Le robot écoutait avec attention, et comparait chaque mot prononcé par l’humain avec les données de son lexique. Et il ne comprenait pas plus…

Tissus de liens

Ce que vous lisez n’est pas ce que j’ai écrit. Jamais. Car chaque lecture individuelle d’un texte est propre et colorée par votre propre imaginaire. L’histoire qui démarre ce nouveau billet peut vous évoquer différents imaginaires : ceux d’Isaac Asimov dans sa description des robots, ceux du 5e Élément de Luc Besson dans lequel Leeloo découvre l’humanité et ses horreurs par le biais d’une encyclopédie. Et certainement d’autres encore qui sont les vôtres. Des imaginaires que je ne connais pas, ou que je n’associe pas à cette histoire car ils sont porteurs pour moi d’autres idées et d’autres récits.

Votre version de cette histoire de robot n’est pas ma version de cette histoire de robot.

C’est sans doute Pierre Lévy qui parle le mieux de cela - dans mon imaginaire - dans son Qu’est-ce que le virtuel ? 1 :

[…] Mais pendant que nous le replions sur lui-même, produisant ainsi son rapport à soi, sa vie autonome, son aura sémantique, nous rapportons aussi le texte à d’autres textes, à d’autres discours, à des images, à des affects, à toute l’immense réserve fluctuante de désirs et de signes qui nous constitue. Ici, ce n’est plus l’unité du texte qui est en jeu, mais la construction de soi, construction toujours à refaire, inachevée. Ce n’est plus le sens du texte qui nous occupe, mais la direction et l’élaboration de notre pensée, la précision de notre image du monde, l’aboutissement de nos projets, l’éveil de nos plaisirs, le fil de nos rêves. […]

Du texte lui-même, il ne rest bientôt plus rien. Au mieux, grâce à lui, nous aurons apporté quelque retouche à nos modèles du monde. Il nous a peut-être seulement service à faire entrer en résonnance quelques images, quelques mots, que nous possédions déjà. Parfois, nous aurons rapporté un de ses fragments, investit d’une intensité spéciale, à telle zone de notre architecture mnémonique, un autre à tel tronçon de nos réseaux intellectuels. 2

Lire, c’est tisser des liens. Pierre Lévy n’évoque pas le terme “hypertexte” dans ce passage, mais il l’utilise un peu plus loin, expliquant même qu’il ne parle au final que de cela. Quand nous lisons un texte, ou quand nous écrivons un, nous tissons des liens avec nos références, nos lectures, notre culture, nos imaginaires passés. C’est pourquoi chaque lecture est unique, parce que chaque imaginaire est unique.

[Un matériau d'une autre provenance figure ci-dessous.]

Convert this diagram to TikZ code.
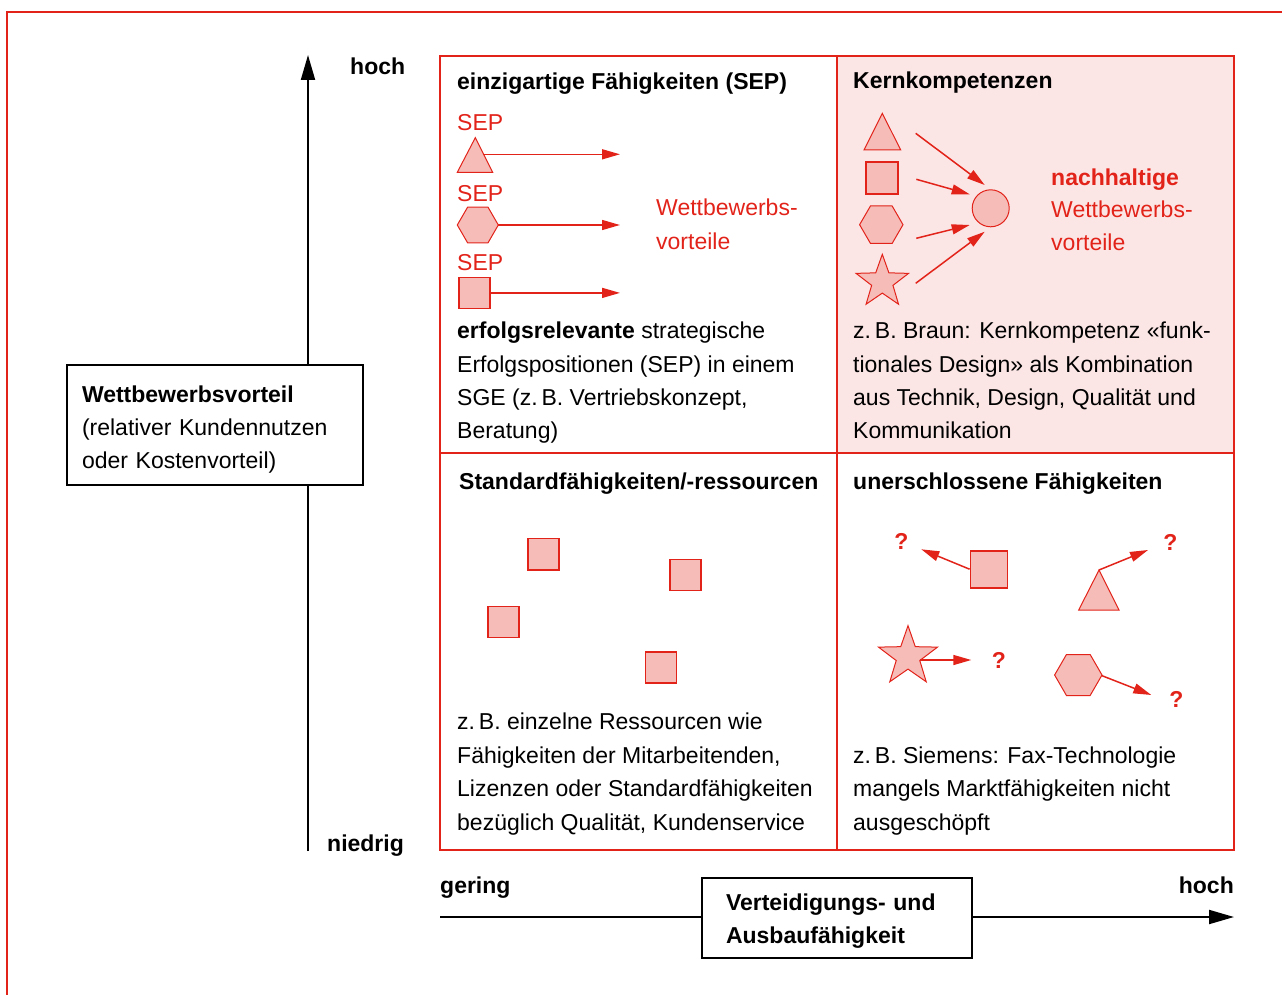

Dans son article As We May Think de 1945 - article fondateur de notre Internet moderne - Vannevar Bush imagine un système capable d’enregistrer les liens de notre cerveau afin de les re-parcourir à volonté 3. On y enregistrerait simplement le cheminement de la pensée, nos sauts du coq à l’âne, et en garderait une trace parcourable et partageable. Tim Berners-Lee a quelque part mis en pratique ce concept sur le réseau Internet à l’aide de son HTML et de sa technologie hypertexte. Il a permis à chacun de conserver une trace et de ses partager les liens qu’il tisse, plus universellement qu’avec des notes de bas-de-page.

Ces liens, ces « ça me fait penser à… » que nous enchaînons sans relâche, sont une opportunité d’enrichir le Web et fournir aux autres navigateurs le moyen d’enrichir leurs propres liens. C’est pourquoi il me semble important aujourd’hui de continuer à utiliser des formats - textuels, visuels - qui permettent de conserver ces liens, plutôt que - ou en complément - des capsules hermétiques de données que peuvent être les contenus de certains réseaux sociaux. C’est de cette façon que le Net pourra continuer à propager et développer sa richesse.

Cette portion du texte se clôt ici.